• What is asked: Starting at the top of the listing, extract every line up to and including the one with "from matplotlib.patches import Patch". Pictures stay out of the copy.

== == ==

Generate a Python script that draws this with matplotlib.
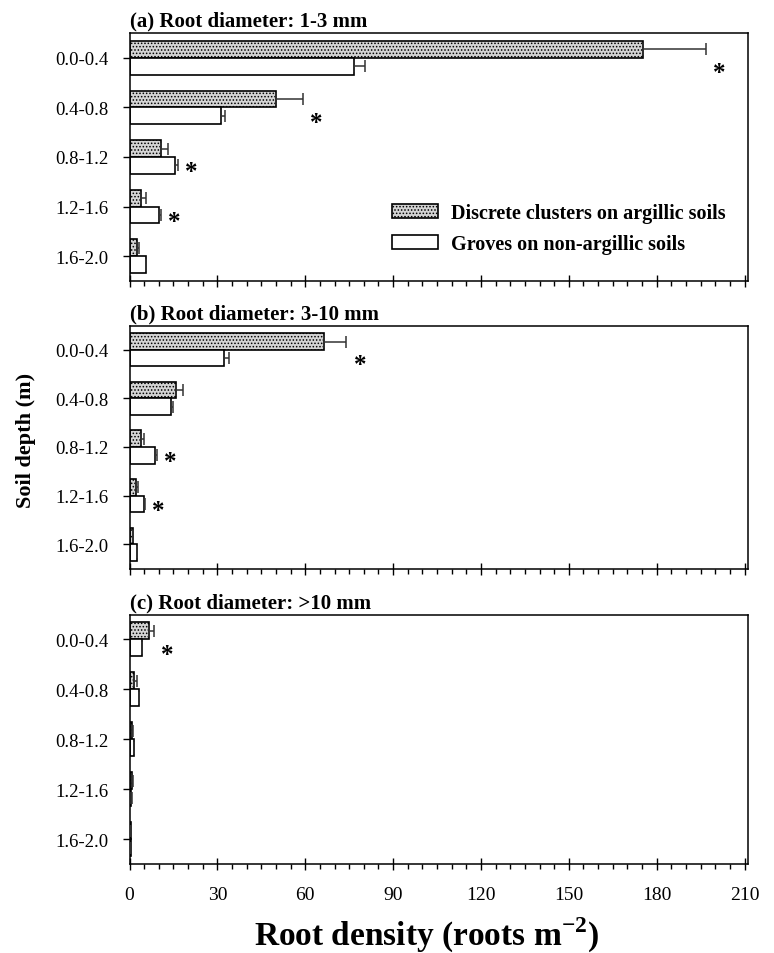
import matplotlib
matplotlib.use('Agg')
import matplotlib.pyplot as plt
import numpy as np
from matplotlib.patches import Patch

plt.rcParams['font.family'] = ['Liberation Serif', 'DejaVu Serif']
plt.rcParams['hatch.linewidth'] = 0.7

depths = ['0.0-0.4', '0.4-0.8', '0.8-1.2', '1.2-1.6', '1.6-2.0']
titles = ['(a) Root diameter: 1-3 mm', '(b) Root diameter: 3-10 mm', '(c) Root diameter: >10 mm']

# discrete clusters on argillic soils (mean, SE)
clusters_a = [175.3, 49.9, 10.9, 4.0, 2.7]
clusters_a_se = [21.5, 9.3, 2.3, 1.5, 0.7]
clusters_b = [66.3, 15.8, 3.9, 2.2, 1.1]
clusters_b_se = [7.7, 2.4, 1.1, 0.6, 0.2]
clusters_c = [6.8, 1.7, 0.9, 0.9, 0.35]
clusters_c_se = [1.5, 0.8, 0.2, 0.2, 0.05]

# groves on non-argillic soils (mean, SE)
groves_a = [76.7, 31.1, 15.5, 10.2, 5.5]
groves_a_se = [3.7, 1.6, 1.1, 0.6, 0.3]
groves_b = [32.3, 14.1, 8.8, 5.0, 2.5]
groves_b_se = [1.7, 0.6, 0.5, 0.3, 0.1]
groves_c = [4.1, 3.1, 1.4, 0.6, 0.35]
groves_c_se = [0.3, 0.2, 0.1, 0.1, 0.05]

# significant difference markers
sig_a = [True, True, True, True, False]
sig_b = [True, False, True, True, False]
sig_c = [True, False, False, False, False]

panels = [
    (clusters_a, clusters_a_se, groves_a, groves_a_se, sig_a),
    (clusters_b, clusters_b_se, groves_b, groves_b_se, sig_b),
    (clusters_c, clusters_c_se, groves_c, groves_c_se, sig_c),
]

fig = plt.figure(figsize=(7.74, 9.54), dpi=100)
W, H = 774, 954
left_px, right_px = 129.5, 747.5
# (top, bottom) of each panel in pixels
rows_px = [(34, 282), (326.5, 569.5), (615.5, 865)]

y = np.arange(len(depths))
h = 0.34
axes = []
for i, ((cm, cse, gm, gse, sig), (top, bot)) in enumerate(zip(panels, rows_px)):
    ax = fig.add_axes([left_px / W, 1 - bot / H, (right_px - left_px) / W, (bot - top) / H])
    axes.append(ax)
    ax.barh(y - h / 2, cm, height=h, color='#d4d4d4', edgecolor='black',
            hatch='.....', linewidth=1.2, zorder=2)
    ax.barh(y + h / 2, gm, height=h, color='white', edgecolor='black',
            linewidth=1.2, zorder=2)
    ax.errorbar(cm, y - h / 2, xerr=[np.zeros(len(cm)), cse], fmt='none',
                ecolor='#333333', elinewidth=1.1, capsize=4.5, capthick=1.1, zorder=3)
    ax.errorbar(gm, y + h / 2, xerr=[np.zeros(len(gm)), gse], fmt='none',
                ecolor='#333333', elinewidth=1.1, capsize=4.5, capthick=1.1, zorder=3)
    for j, s in enumerate(sig):
        if s:
            xs = max(cm[j] + cse[j], gm[j] + gse[j]) + 2.5
            ax.text(xs, y[j] + 0.3, '*', fontsize=18, fontweight='bold',
                    ha='left', va='center')

    ax.set_xlim(0, 211)
    ax.set_ylim(4.5, -0.5)
    ax.set_yticks(y)
    ax.set_yticklabels(depths, fontsize=13.5)
    ax.set_xticks(np.arange(0, 211, 30))
    ax.set_xticks(np.arange(0, 211, 5), minor=True)
    ax.tick_params(axis='x', which='major', direction='inout', length=9, width=1)
    ax.tick_params(axis='x', which='minor', direction='out', length=3.5, width=1)
    ax.tick_params(axis='y', which='major', direction='out', length=5, width=1, pad=10)
    ax.tick_params(top=False, right=False)
    if i < 2:
        ax.tick_params(axis='x', labelbottom=False)
    else:
        ax.tick_params(axis='x', labelsize=14, pad=11)
    for sp in ax.spines.values():
        sp.set_linewidth(1.1)
    ax.text(0.0, 1.01, titles[i], transform=ax.transAxes, fontsize=15,
            fontweight='bold', ha='left', va='bottom')

leg_handles = [Patch(facecolor='#d4d4d4', edgecolor='black', hatch='.....', linewidth=1.2),
               Patch(facecolor='white', edgecolor='black', linewidth=1.2)]
axes[0].legend(leg_handles, ['Discrete clusters on argillic soils', 'Groves on non-argillic soils'],
               loc='center left', bbox_to_anchor=(0.425, 0.212), frameon=False,
               borderpad=0, borderaxespad=0, handlelength=2.3, handleheight=0.65,
               handletextpad=0.6, labelspacing=0.55,
               prop={'weight': 'bold', 'size': 14.5})

fig.text(26 / W, 1 - 440 / H, 'Soil depth (m)', rotation=90, fontsize=16,
         fontweight='bold', ha='center', va='center')
fig.text(426 / W, 1 - 935 / H, 'Root density (roots m$^{\\mathregular{-2}}$)',
         fontsize=24, fontweight='bold', ha='center', va='center')

fig.savefig('out.png', dpi=100)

== == ==

• Result of the task:
Generate a Python script that draws this with matplotlib.
import matplotlib
matplotlib.use('Agg')
import matplotlib.pyplot as plt
import numpy as np
from matplotlib.patches import Patch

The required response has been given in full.